Y	Hacker News new \| ask \| show \| jobs

by uoaei 757 days ago

It's also obvious and it's hacky. Frankly I'm stunned this hasn't been tried yet. The people thinking this is a stepping stone to More Intelligence are missing the forest for the trees.

Deep learning is always and only ever about representing data abstractly. The more abstractions you can make irrelevant (why would you have to learn how to do math when the base-10 perspective on ASCII-digits is already provided for you?) the more you've biased your architecture to readily learn and understand the problem space.
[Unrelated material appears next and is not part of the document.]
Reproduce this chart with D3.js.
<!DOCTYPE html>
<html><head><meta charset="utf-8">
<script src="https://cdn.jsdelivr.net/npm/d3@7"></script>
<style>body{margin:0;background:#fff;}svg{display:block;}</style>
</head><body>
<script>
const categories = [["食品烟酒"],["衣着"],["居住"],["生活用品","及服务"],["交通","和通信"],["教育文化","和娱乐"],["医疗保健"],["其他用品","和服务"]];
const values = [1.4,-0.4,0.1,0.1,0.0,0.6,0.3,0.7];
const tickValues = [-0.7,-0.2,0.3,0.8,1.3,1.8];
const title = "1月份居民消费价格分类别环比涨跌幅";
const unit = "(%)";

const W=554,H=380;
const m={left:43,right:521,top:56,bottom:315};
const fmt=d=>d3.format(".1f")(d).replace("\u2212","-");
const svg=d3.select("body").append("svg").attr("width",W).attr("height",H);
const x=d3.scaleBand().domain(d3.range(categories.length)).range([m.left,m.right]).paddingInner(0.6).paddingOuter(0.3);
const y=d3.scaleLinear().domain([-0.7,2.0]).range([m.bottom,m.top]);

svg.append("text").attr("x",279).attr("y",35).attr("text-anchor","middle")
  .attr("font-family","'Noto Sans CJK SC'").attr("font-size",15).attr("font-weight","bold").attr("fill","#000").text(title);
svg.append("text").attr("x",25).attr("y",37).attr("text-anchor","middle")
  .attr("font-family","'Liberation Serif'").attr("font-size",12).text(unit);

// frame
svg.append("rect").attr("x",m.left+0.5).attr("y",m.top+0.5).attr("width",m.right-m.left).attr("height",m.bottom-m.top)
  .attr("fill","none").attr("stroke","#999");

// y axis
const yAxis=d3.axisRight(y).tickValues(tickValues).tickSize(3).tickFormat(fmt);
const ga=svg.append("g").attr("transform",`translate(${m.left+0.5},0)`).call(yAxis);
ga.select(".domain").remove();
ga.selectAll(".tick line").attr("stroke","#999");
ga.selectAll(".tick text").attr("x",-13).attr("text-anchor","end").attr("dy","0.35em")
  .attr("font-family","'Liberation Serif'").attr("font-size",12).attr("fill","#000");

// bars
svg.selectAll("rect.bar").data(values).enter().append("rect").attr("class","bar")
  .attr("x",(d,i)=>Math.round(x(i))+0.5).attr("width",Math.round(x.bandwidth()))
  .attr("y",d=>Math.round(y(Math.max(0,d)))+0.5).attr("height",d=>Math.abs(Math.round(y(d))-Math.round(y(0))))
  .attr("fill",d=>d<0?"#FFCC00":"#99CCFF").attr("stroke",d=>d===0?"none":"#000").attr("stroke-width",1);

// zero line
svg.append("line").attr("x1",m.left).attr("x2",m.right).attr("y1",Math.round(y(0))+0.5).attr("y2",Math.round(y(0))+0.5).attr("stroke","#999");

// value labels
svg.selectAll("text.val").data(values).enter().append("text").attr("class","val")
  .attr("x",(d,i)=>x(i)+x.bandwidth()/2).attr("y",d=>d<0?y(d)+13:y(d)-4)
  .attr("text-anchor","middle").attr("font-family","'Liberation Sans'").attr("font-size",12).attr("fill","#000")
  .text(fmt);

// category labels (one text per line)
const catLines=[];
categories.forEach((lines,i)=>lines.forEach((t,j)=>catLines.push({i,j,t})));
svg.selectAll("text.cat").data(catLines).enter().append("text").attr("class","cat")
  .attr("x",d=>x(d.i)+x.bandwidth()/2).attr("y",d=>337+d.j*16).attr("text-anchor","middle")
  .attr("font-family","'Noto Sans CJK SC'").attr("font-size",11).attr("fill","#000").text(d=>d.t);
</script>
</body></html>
Intelligence doesn't exist where Divine Creator gave you access to this or that faculty. It's developing those faculties yourself by reasoning through the process of composing your own mental model about the problem.

3 comments

PeterisP 756 days ago

ASCII digits do not always imply base-10 numbers, they can also be identifiers (e.g. phone numbers), parts of words (IPv6, Log4j), and used in various 'written slang' such as g2g, 4ever, m8 for mate, etc, etc.
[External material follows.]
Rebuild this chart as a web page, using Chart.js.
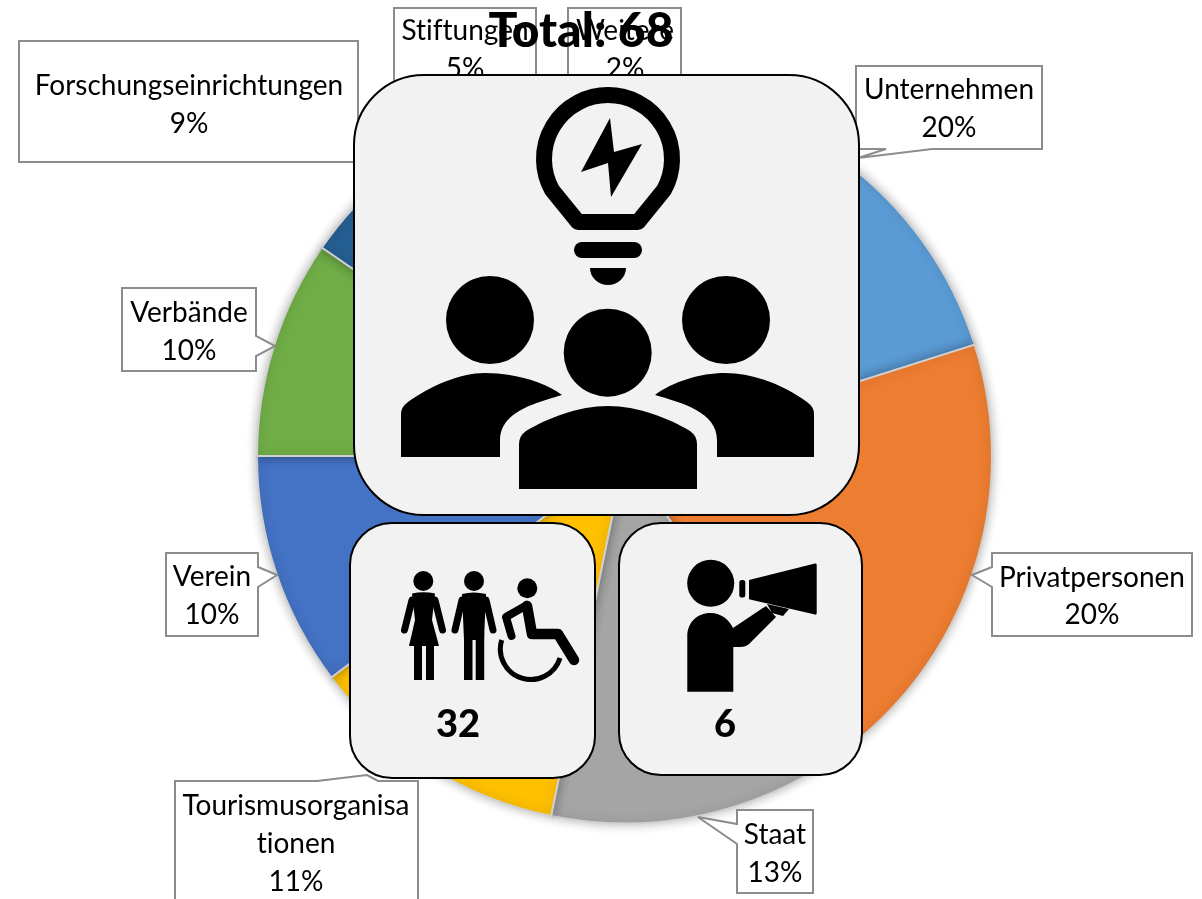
<!DOCTYPE html>
<html lang="de">
<head>
<meta charset="utf-8">
<title>Total: 68</title>
<script src="https://cdn.jsdelivr.net/npm/chart.js@4"></script>
<style>
html,body{margin:0;padding:0;background:#fff;overflow:hidden;width:1202px;height:899px}
#wrap{position:relative;width:1202px;height:899px}
canvas{position:absolute;left:0;top:0}
svg{position:absolute;left:0;top:0}
text{font-family:Lato,"Open Sans",sans-serif;fill:#000;text-anchor:middle;font-variant-ligatures:none}
</style>
</head>
<body>
<div id="wrap">
<canvas id="pie" width="1202" height="899"></canvas>
<svg id="over" width="1202" height="899" viewBox="0 0 1202 899" xmlns="http://www.w3.org/2000/svg"></svg>
</div>
<script>
// ---- data ----
const categories = ["Unternehmen","Privatpersonen","Staat","Tourismusorganisationen","Verein","Verbände","Forschungseinrichtungen","Stiftungen","Weitere"];
const sliceShares = [20.1,20.1,13.0,11.5,10.3,9.6,9.0,4.8,1.6];
const percentLabels = ["20%","20%","13%","11%","10%","10%","9%","5%","2%"];
const sliceColours = ["#5B9BD5","#ED7D31","#A5A5A5","#FFC000","#4472C4","#70AD47","#255E91","#9E480E","#636363"];
const titleText = "Total: 68";
const panelCounts = ["32","6"];

// ---- pie through Chart.js ----
const softShadow = {
  id:"softShadow",
  beforeDatasetsDraw(c){ c.ctx.save(); c.ctx.shadowColor="rgba(0,0,0,.28)"; c.ctx.shadowBlur=11; c.ctx.shadowOffsetX=0; c.ctx.shadowOffsetY=0; },
  afterDatasetsDraw(c){ c.ctx.restore(); }
};
new Chart(document.getElementById("pie"),{
  type:"pie",
  data:{labels:categories,datasets:[{data:sliceShares,backgroundColor:sliceColours,borderColor:"#D0D0D0",borderWidth:2,radius:367.5}]},
  options:{responsive:false,animation:false,
    layout:{padding:{left:47,top:13,right:0,bottom:0}},
    plugins:{legend:{display:false},tooltip:{enabled:false},title:{display:false}}},
  plugins:[softShadow]
});

// ---- callouts and panels ----
const NS="http://www.w3.org/2000/svg";
const svg=document.getElementById("over");
function el(tag,attrs,parent){const e=document.createElementNS(NS,tag);for(const k in attrs)e.setAttribute(k,attrs[k]);(parent||svg).appendChild(e);return e;}
function txt(s,x,y,size,weight){const t=el("text",{x:x,y:y,"font-size":size,"font-weight":weight||400});t.textContent=s;return t;}

const calloutPaths=[
 "M856 66H1042V149H932L858 158L886 149H856Z",
 "M992 553H1192V636H992V587L972 575L992 567Z",
 "M737 810H813V893H737V844L698 817L737 824Z",
 "M175 781H317L367 775L378 781H418V915H175Z",
 "M166 553H258V567L277 575L258 587V636H166Z",
 "M122 288H256V336L275 346L256 356V371H122Z",
 "M19 41H358V162H19Z",
 "M394 8H536V100H394Z",
 "M568 8H681V100H568Z"
];
const calloutLines=[
 [["Unternehmen"],949,[99,137]],
 [["Privatpersonen"],1092,[587,624]],
 [["Staat"],775,[844,882]],
 [["Tourismusorganisa","tionen"],296,[815,853,891]],
 [["Verein"],212,[586,624]],
 [["Verbände"],189,[322,360]],
 [["Forschungseinrichtungen"],189,[95,133]],
 [["Stiftungen"],465,[40,78]],
 [["Weitere"],625,[40,78]]
];
const labelSize=28;
calloutPaths.forEach((d,i)=>{
  el("path",{d:d,fill:"#fff",stroke:"#8C8C8C","stroke-width":2});
});
calloutLines.forEach((c,i)=>{
  const lines=c[0].concat(percentLabels[i]);
  lines.forEach((s,j)=>txt(s,c[1],c[2][j],labelSize));
});
txt(titleText,581,47,48,900);

function panel(x,y,w,h,r){el("rect",{x:x,y:y,width:w,height:h,rx:r,ry:r,fill:"#F2F2F2",stroke:"#000","stroke-width":2});}
panel(354,75,505,440,70);
panel(350,523,245,255,42);
panel(619,523,243,252,42);

// light bulb
el("path",{d:"M578 222H638L664 190A64 64 0 1 0 552 190Z",fill:"none",stroke:"#000","stroke-width":16,"stroke-linejoin":"round"});
el("path",{d:"M610 118L614 152L642 144L611 197L608 163L581 172Z",fill:"#000"});
el("rect",{x:574,y:242,width:68,height:16,rx:8,fill:"#000"});
el("path",{d:"M590 268H626A18 17 0 0 1 590 268Z",fill:"#000"});
// three people
[[490,320],[607.7,352.7],[726,320]].forEach(p=>el("circle",{cx:p[0],cy:p[1],r:44,fill:"#000"}));
el("path",{d:"M401 457V414Q401 407 408 402C430 386 460 373 485 373C515 373 545 382 562 395C535 403 500 412 500 440V457Z",fill:"#000"});
el("path",{d:"M814 457V414Q814 407 807 402C785 386 755 373 725 373C700 373 672 382 655 395C682 403 717 412 717 440V457Z",fill:"#000"});
el("path",{d:"M519 489V444Q519 436 526 431C548 418 578 406 608 406C638 406 668 418 690 431Q697 436 697 444V489Z",fill:"#000"});

// woman, man, wheelchair user
[[423.3,581],[474,581],[527.3,588.3]].forEach(p=>el("circle",{cx:p[0],cy:p[1],r:10,fill:"#000"}));
el("path",{d:"M404.5 630L412 600M442.5 630L435 600",stroke:"#000","stroke-width":7,"stroke-linecap":"round",fill:"none"});
el("path",{d:"M412 593.5Q423.5 591 435 593.5L432 620L439 646H409L415 620Z",fill:"#000"});
el("rect",{x:414,y:646,width:8,height:34,fill:"#000"});
el("rect",{x:426,y:646,width:8,height:34,fill:"#000"});
el("path",{d:"M455 630L462 600M493 630L486 600",stroke:"#000","stroke-width":7,"stroke-linecap":"round",fill:"none"});
el("path",{d:"M462 594Q474 591 486 594L484 640H464Z",fill:"#000"});
el("rect",{x:464,y:633,width:8.5,height:47,fill:"#000"});
el("rect",{x:475.7,y:633,width:8.5,height:47,fill:"#000"});
el("path",{d:"M527 606L532 634H558L574 660",stroke:"#000","stroke-width":10.5,"stroke-linecap":"round","stroke-linejoin":"round",fill:"none"});
el("path",{d:"M527 605L506 617L511.5 636",stroke:"#000","stroke-width":8,"stroke-linecap":"round","stroke-linejoin":"round",fill:"none"});
el("path",{d:"M501.7 640A30 30 0 0 0 560 658",stroke:"#000","stroke-width":5,fill:"none"});
txt(panelCounts[0],458,737,38,900);

// person with megaphone
el("circle",{cx:710.7,cy:583.3,r:23.5,fill:"#000"});
el("path",{d:"M687.3 691.7V636C687.3 622 698 613 710 613C722 613 729 620 733 628L766 606L776 617L749 644Q746 647 740 647H733.3V691.7Z",fill:"#000"});
el("path",{d:"M749 580L815 563.5Q816.7 563 816.7 565V613Q816.7 615 815 614.6L749 599.3Z",fill:"#000"});
el("rect",{x:739.3,y:580,width:6,height:17.5,rx:2.5,fill:"#000"});
el("path",{d:"M767 604L789 609L783 616L772 613Z",fill:"#000"});
txt(panelCounts[1],725,737,38,900);
</script>
</body>
</html>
And, crucially, I'd argue that for in "chatbot" tasks those other uses are more common than arithmetic, so arbitrary focus to specifically optimize arithmetic doesn't really make sense - the bitter lesson is that we don't want to bias our architecture according to our understanding of a specific problem space but rather enable the models to learn the problem space directly from data.

link

uoaei 756 days ago

You're missing the picture again.

Stepping one level out in the metacognition hierarchy is the key. "Learning to learn" as it were. It is only the relative ease of implementation and deployment of feedforward models like Transformers that makes it seem like we have reached an optimum but we desperately need to move beyond it before it's entrenched too thoroughly.

link

PeterisP 756 days ago

Okay, but it does seem that this hack is in the entirely opposite direction; a pure transformer is more towards "learning to learn" than any special preprocessing to explicitly encode a different representation of numbers.

We probably do have to move beyond transformers, but not in the direction of such hacks, but rather towards even more general representations that could encode the whole class of all such alternate representations and then learn from data which of them work best.

link

uoaei 747 days ago

You seem to be making my point just fine. What was your confusion, then?

link

imtringued 756 days ago

You seemingly missed the part where the next model could learn how to generate its own hierarchical position embeddings. The problem here is obviously that you want the model to look at position i in object a and object b where the position i was chosen by a previous layer. If anything, the answer is probably to just have a dynamic position input from the model into the RoPE embedding, then it can learn the ideal position encoding on its own.

link

pixl97 756 days ago

I'd rather not wait another billion or so years for computers to evolve themselves

link